Though notices and dates for convening EGM to remove Mistry as director have been issued by six Tata group companies, including Tata Power, this is the first time that the detailed explanatory memorandum that follows such notices has mentioned such a veiled threat.

Prior to the explanatory memorandum of Tata Power, which was filed with the stock exchanges on Tuesday, another group company — Tata Chemicals — filed a notice on November 28 but that did not carry any such veiled threat. Interestingly, the EGM of Tata Chemicals will not only take up the removal of Mistry as director but also that of Nusli Wadia.

Since Tata Sons as the principal shareholder with a 31.05% holding in Tata Power had requisitioned for the EGM, the latter has quoted extracts from the special notice and requisition it received from the former on November 22. It says, “TPCL (Tata Power), of which Tata Sons is the promoter, forms an integral part of the Tata Group and enjoys the right to use the ‘Tata’ brand by virtue of the Tata Brand Equity and Business Promotion Agreement entered into between TPCL and Tata Sons.”

The memorandum has also reproduced extracts from the Letter of Offer dated March 19, 2014, for the rights issue of equity shares made by the company (Tata Power) in 2014, which reads: “We have entered into a Tata Brand Equity and Business Promotion Agreement dated December 18, 1998, for the use of the brand ‘Tata’ from Tata Sons Limited. As per the terms of this Agreement, Tata Sons Limited may terminate the aforementioned agreement either (i) in case of breach of any of the terms by us or any other specific reason set out in the agreement; or (ii) with six months written notice for reasons to be recorded. Further, only Tata Sons Limited has the right to register any trademark with the ‘Tata’ brand or bearing the name ‘Tata’. We cannot guarantee that the aforementioned agreement will not be terminated in the future and this may result in our having to change the name of our Company. Any value to our Company in being associated with the ‘Tata’ brand may consequently be lost. Loss of this brand value could cause diversion of management time into rebuilding and restoring its reputation which could have a material adverse effect on Tata Power’s business, financial condition, results of operations and prospects.”

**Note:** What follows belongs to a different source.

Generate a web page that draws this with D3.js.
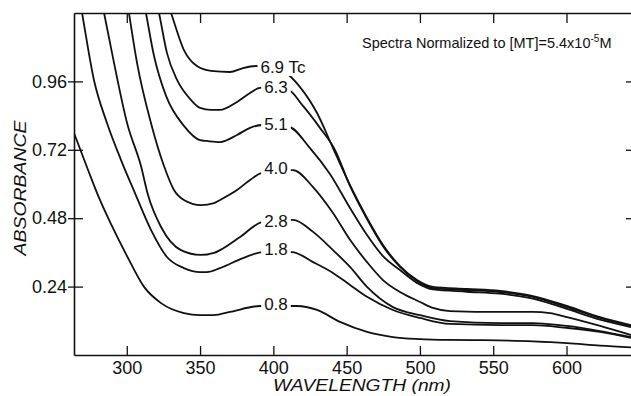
<!DOCTYPE html>
<html><head><meta charset="utf-8">
<script src="https://cdn.jsdelivr.net/npm/d3@7"></script>
<style>body{margin:0;background:#fff}svg{display:block}</style>
</head><body>
<svg id="c" width="631" height="396"></svg>
<script>
// ---- data ----
const xTicks = [300, 350, 400, 450, 500, 550, 600];
const yTicks = [0.24, 0.48, 0.72, 0.96];
const seriesNames = ["0.8", "1.8", "2.8", "4.0", "5.1", "6.3", "6.9 Tc"];

const wl08 = [264.0, 273.6, 281.7, 289.2, 300.2, 311.8, 323.4, 339.0, 350.0, 359.5, 370.4, 390.9, 416.1, 429.8, 445.5, 463.9, 481.6, 500.1, 520.5, 543.0, 577.1, 600.3, 622.9, 644.0];
const abs08 = [0.779, 0.649, 0.544, 0.460, 0.347, 0.239, 0.182, 0.147, 0.140, 0.140, 0.151, 0.172, 0.172, 0.158, 0.116, 0.081, 0.063, 0.056, 0.053, 0.052, 0.048, 0.042, 0.033, 0.027];

const wl18 = [267.8, 269.5, 277.6, 286.5, 296.1, 305.6, 316.5, 327.4, 339.0, 350.0, 354.7, 363.6, 379.3, 392.9, 412.7, 427.1, 440.7, 452.3, 463.9, 481.6, 500.1, 520.5, 554.6, 577.1, 600.3, 622.9, 644.0];
const abs18 = [1.25, 1.200, 0.965, 0.814, 0.684, 0.568, 0.439, 0.344, 0.305, 0.291, 0.291, 0.305, 0.340, 0.361, 0.361, 0.326, 0.288, 0.246, 0.204, 0.158, 0.130, 0.109, 0.105, 0.105, 0.095, 0.081, 0.060];

const wl28 = [282.6, 284.5, 291.3, 300.2, 309.7, 314.5, 323.4, 337.0, 350.6, 359.5, 363.6, 377.3, 392.9, 413.4, 427.1, 440.7, 452.3, 463.9, 481.6, 500.1, 520.5, 554.6, 577.1, 600.3, 622.9, 644.0];
const abs28 = [1.25, 1.200, 1.025, 0.814, 0.663, 0.561, 0.449, 0.368, 0.351, 0.358, 0.368, 0.414, 0.467, 0.474, 0.432, 0.368, 0.309, 0.239, 0.168, 0.140, 0.119, 0.112, 0.112, 0.102, 0.084, 0.063];

const wl40 = [300.0, 301.5, 307.0, 316.5, 325.4, 332.2, 339.0, 350.6, 359.5, 363.6, 375.2, 384.1, 392.3, 413.4, 427.1, 440.7, 452.3, 463.9, 474.8, 486.4, 500.1, 508.9, 520.5, 554.6, 577.1, 588.7, 600.3, 622.9, 644.0];
const abs40 = [1.25, 1.200, 1.025, 0.814, 0.663, 0.579, 0.544, 0.526, 0.533, 0.544, 0.579, 0.614, 0.639, 0.649, 0.589, 0.498, 0.404, 0.326, 0.263, 0.221, 0.186, 0.165, 0.154, 0.151, 0.151, 0.147, 0.133, 0.102, 0.070];

const wl51 = [311.3, 313.1, 318.6, 326.8, 339.0, 350.0, 354.7, 363.6, 375.2, 384.1, 392.3, 410.7, 425.0, 438.6, 452.3, 463.9, 474.8, 486.4, 498.0, 508.9, 532.1, 554.6, 577.1, 600.3, 622.9, 644.0];
const abs51 = [1.25, 1.200, 1.049, 0.909, 0.804, 0.754, 0.751, 0.747, 0.772, 0.797, 0.807, 0.800, 0.726, 0.635, 0.516, 0.421, 0.347, 0.298, 0.253, 0.230, 0.222, 0.215, 0.198, 0.162, 0.124, 0.098];

const wl63 = [319.9, 322.0, 327.4, 334.3, 343.8, 350.0, 357.5, 363.6, 375.2, 384.1, 390.9, 410.0, 420.2, 431.8, 442.1, 452.3, 463.9, 474.8, 486.4, 498.0, 508.9, 532.1, 554.6, 577.1, 600.3, 622.9, 644.0];
const abs63 = [1.25, 1.200, 1.060, 0.965, 0.895, 0.867, 0.860, 0.860, 0.888, 0.919, 0.937, 0.930, 0.874, 0.797, 0.719, 0.593, 0.477, 0.382, 0.309, 0.260, 0.235, 0.228, 0.221, 0.204, 0.168, 0.130, 0.102];

const wl69 = [326.8, 330.2, 339.0, 347.9, 357.5, 370.4, 379.3, 388.8, 408.6, 418.2, 429.8, 440.7, 452.3, 463.9, 474.8, 486.4, 498.0, 508.9, 532.1, 554.6, 577.1, 600.3, 622.9, 644.0];
const abs69 = [1.25, 1.200, 1.070, 1.014, 0.997, 0.993, 1.007, 1.014, 0.989, 0.940, 0.849, 0.726, 0.596, 0.481, 0.386, 0.312, 0.263, 0.239, 0.232, 0.225, 0.207, 0.172, 0.133, 0.105];

// label anchors in data units (wavelength, absorbance)
const labelWl  = [401.8, 401.8, 401.8, 401.8, 401.8, 401.8, 391.2];
const labelAbs = [0.179, 0.372, 0.470, 0.656, 0.811, 0.940, 1.011];

const wlSets = [wl08, wl18, wl28, wl40, wl51, wl63, wl69];
const absSets = [abs08, abs18, abs28, abs40, abs51, abs63, abs69];

// ---- drawing ----
const FONT = "'Liberation Sans', Arial, sans-serif";
const svg = d3.select("#c");
const x = d3.scaleLinear().domain([264, 644]).range([74, 631]);
const y = d3.scaleLinear().domain([0, 1.2]).range([355, 13]);

svg.append("defs").append("clipPath").attr("id", "clip")
  .append("rect").attr("x", 74).attr("y", 13).attr("width", 557).attr("height", 342);

const line = d3.line().x(d => x(d[0])).y(d => y(d[1])).curve(d3.curveMonotoneX);
const curves = svg.append("g").attr("clip-path", "url(#clip)");
wlSets.forEach((wl, i) => {
  const pts = wl.map((w, j) => [w, absSets[i][j]]);
  curves.append("path").attr("d", line(pts)).attr("fill", "none")
    .attr("stroke", "#111").attr("stroke-width", 1.8).attr("stroke-linejoin", "round");
});

// curve labels with white knock-out
const lg = svg.append("g");
seriesNames.forEach((name, i) => {
  const g = lg.append("g");
  const t = g.append("text")
    .attr("x", x(labelWl[i])).attr("y", y(labelAbs[i]))
    .attr("dy", "0.36em")
    .attr("text-anchor", i === 6 ? "start" : "middle")
    .attr("font-family", FONT).attr("font-size", 17).attr("fill", "#111")
    .text(name);
  const b = t.node().getBBox();
  g.insert("rect", "text").attr("x", b.x - 3).attr("y", b.y + 2)
    .attr("width", b.width + 6).attr("height", b.height - 3).attr("fill", "#fff");
});

// axes
const axStyle = g => {
  g.selectAll("path.domain").attr("stroke", "#111").attr("stroke-width", 1.6);
  g.selectAll(".tick line").attr("stroke", "#111").attr("stroke-width", 1.3);
  g.selectAll(".tick text").attr("font-family", FONT).attr("font-size", 18).attr("fill", "#111");
};

svg.append("g").attr("transform", "translate(0,355)")
  .call(d3.axisBottom(x).tickValues(xTicks).tickSizeInner(-9).tickSizeOuter(0).tickPadding(6))
  .call(axStyle);

svg.append("g").attr("transform", "translate(0,13)")
  .call(d3.axisTop(x).tickValues(xTicks).tickSizeInner(-10).tickSizeOuter(0).tickFormat(""))
  .call(axStyle);

svg.append("g").attr("transform", "translate(74,0)")
  .call(d3.axisLeft(y).tickValues(yTicks).tickSizeInner(6).tickSizeOuter(0).tickPadding(1).tickFormat(d3.format(".2f")))
  .call(axStyle)
  .call(g => g.selectAll(".tick line").attr("x1", 9));

svg.append("g").attr("transform", "translate(631,0)")
  .call(d3.axisRight(y).tickValues(yTicks).tickSizeInner(-5).tickSizeOuter(0).tickFormat(""))
  .call(axStyle)
  .call(g => g.select("path.domain").remove());

// axis titles
svg.append("text").attr("x", 362).attr("y", 391).attr("text-anchor", "middle")
  .attr("font-family", FONT).attr("font-size", 17).attr("font-style", "italic").attr("fill", "#111")
  .attr("textLength", 178).attr("lengthAdjust", "spacingAndGlyphs")
  .text("WAVELENGTH (nm)");

svg.append("text").attr("transform", "translate(26,188) rotate(-90)").attr("text-anchor", "middle")
  .attr("font-family", FONT).attr("font-size", 17).attr("font-style", "italic").attr("fill", "#111")
  .attr("textLength", 135).attr("lengthAdjust", "spacingAndGlyphs")
  .text("ABSORBANCE");

// annotation
const ann = svg.append("text").attr("x", 362).attr("y", 48)
  .attr("font-family", FONT).attr("font-size", 14.5).attr("fill", "#111");
ann.append("tspan").text("Spectra Normalized to [MT]=5.4x10");
ann.append("tspan").attr("font-size", 10).attr("dy", -6).text("-5");
ann.append("tspan").attr("dy", 6).text("M");
</script>
</body></html>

The requisition has justified the move for Mistry’s removal as director and in this regard quoted the provisions of Clause 2.9 of the governance guidelines adopted by the company’s board, which stipulates that “employees of a Tata company should, post employment, immediately resign from the Boards of all Tata companies where they are functioning as non-executive Directors”. It has charged Mistry for not abiding by this guideline though he was party to its formulation.

Mr Mistry in his capacity as executive chairman of Tata Sons Limited was an employee of Tata Sons Limited and upon being replaced in that role on October 24, 2016, he has ceased to be an employee of Tata Sons Limited. Accordingly, he was required to resign from the Board of TPCL. However, since this has not been done, we are constrained to issue this Notice and Requisition,” Tata Power has quoted from the parent’s requisition.

On November 29 at the board meeting of Tata Power, which was primarily to consider the company’s July-September earnings, Mistry had won a temporary reprieve of sorts with the members not passing a resolution to remove him as chairman.

Tata Power’s board comprises 12 members including chairman Mistry and managing director Anil Sardana. Of these, seven are independent directors. Six Tata group companies — Tata Steel, Tata Motors, Tata Consultancy Services (TCS), Tata Chemicals, Indian Hotels Company (IHCL) and Tata Power — have convened EGMs to remove Mistry as director from their respective boards, which will fall between December 13 and 26. Three of the boards, those of TCS, Tata Global Beverages and Tata Steel, have already replaced him as chairman.

The unseemly corporate fight between the Tatas and Mistry began on October 24 when Mistry was unceremoniously removed as the chairman of Tata Sons on charges of under-performance and not having kept in mind the ethos of the Tata Group. Since then both sides have made allegations and counter-allegations. Mistry, for his part, has defended his strategies and blamed the legacy issues for the large debt overhang on the group. He has also found support from the independent directors of Tata Chemicals and Tata Motors calling his ouster an “illegality”. His fate in the boards of the Tata Group companies, however, remains in the hands of institutional shareholders, who have large stakes in several of them. Life Insurance Corporation of India, for instance, has a 13.9% and 13.1% voting right in Tata Steel and Tata Power, respectively.